Experiment 1 ∼ 1.4% Au on Carbon

[0025] 5 g of 20-35 mesh (0.5-0.85 mm) charcoal carbon (EM Science, Cherry Hill, NJ) was calcined in flowing helium (100 mL/min) at 400°C for 1 hour. This material was then slurried into a solution of 0.1 g gold trichloride in 10 mL water containing 1 mL concentrated HCI. The slurry was stirred for 15 minutes at room temperature and then evaporated to dryness on a rotary evaporator. The recovered solid was calcined in flowing nitrogen (100 mL/min) at 400°C for 1 hour, cooled and then stored in tightly capped vial for testing as a CHHP decomposition catalyst.

Experiment 2 ∼1.4% Au on Silica

[0026] 5 g of + 8 mesh silica gel with surface area 300 m²/g and pore volume 1 cc/g (Alfa Aesar, Ward Hill, MA) was calcined in flowing helium (100 mL/min) at 400°C for 1 hour. This material was then slurried into a solution of 0.1 g gold trichloride in 10 mL water containing 1 mL concentrated HCI. The slurry was stirred for 15 minutes at room temperature and then evaporated to dryness on a rotary evaporator. The recovered solid was calcined in flowing nitrogen (100 mL/min) at 400°C for 1 hour, cooled and then stored in tightly capped vial for testing as a CHHP decomposition catalyst.
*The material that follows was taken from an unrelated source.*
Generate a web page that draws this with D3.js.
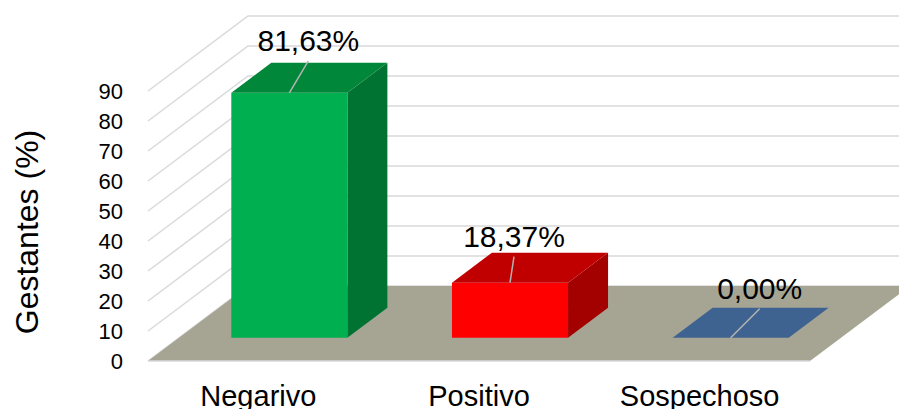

Experiment 3 ∼ 14% Au on Silica

[0027] 5 g of <2 micron silica gel with surface area 450 m²/g and pore volume 1.6 cc/g (Alfa Aesar, Ward Hill, MA) was calcined in flowing helium (100 mL/min) at 400°C for 1 hour. This material was then slurried into a solution of 1.0 g gold trichloride in 10 mL water containing 1 mL concentrated HCl. The slurry was stirred for 15 minutes at room temperature and then evaporated to dryness on a rotary evaporator. The recovered solid was calcined in flowing nitrogen (100 mL/min) at 400°C for 1 hour, cooled and then stored in tightly capped vial for testing as a CHHP decomposition catalyst.

Experiment 4 - Plain Silica Control

[0028] 5 g of + 8 mesh silica gel with surface area 300 m²/g and pore volume 1 cc/g (Alfa Aesar, Ward Hill, MA) was calcined in flowing helium (100 mL/min) at 400°C for 1 hour. This material was then slurried into a solution of 10 mL water containing 1 mL concentrated HCl. The slurry was stirred for 15 minutes at room temperature and then evaporated to dryness on a rotary evaporator. The recovered solid was calcined in flowing nitrogen (100 mL/min) at 400°C for 1 hour, cooled and then stored in tightly capped vial for testing as a CHHP decomposition catalyst.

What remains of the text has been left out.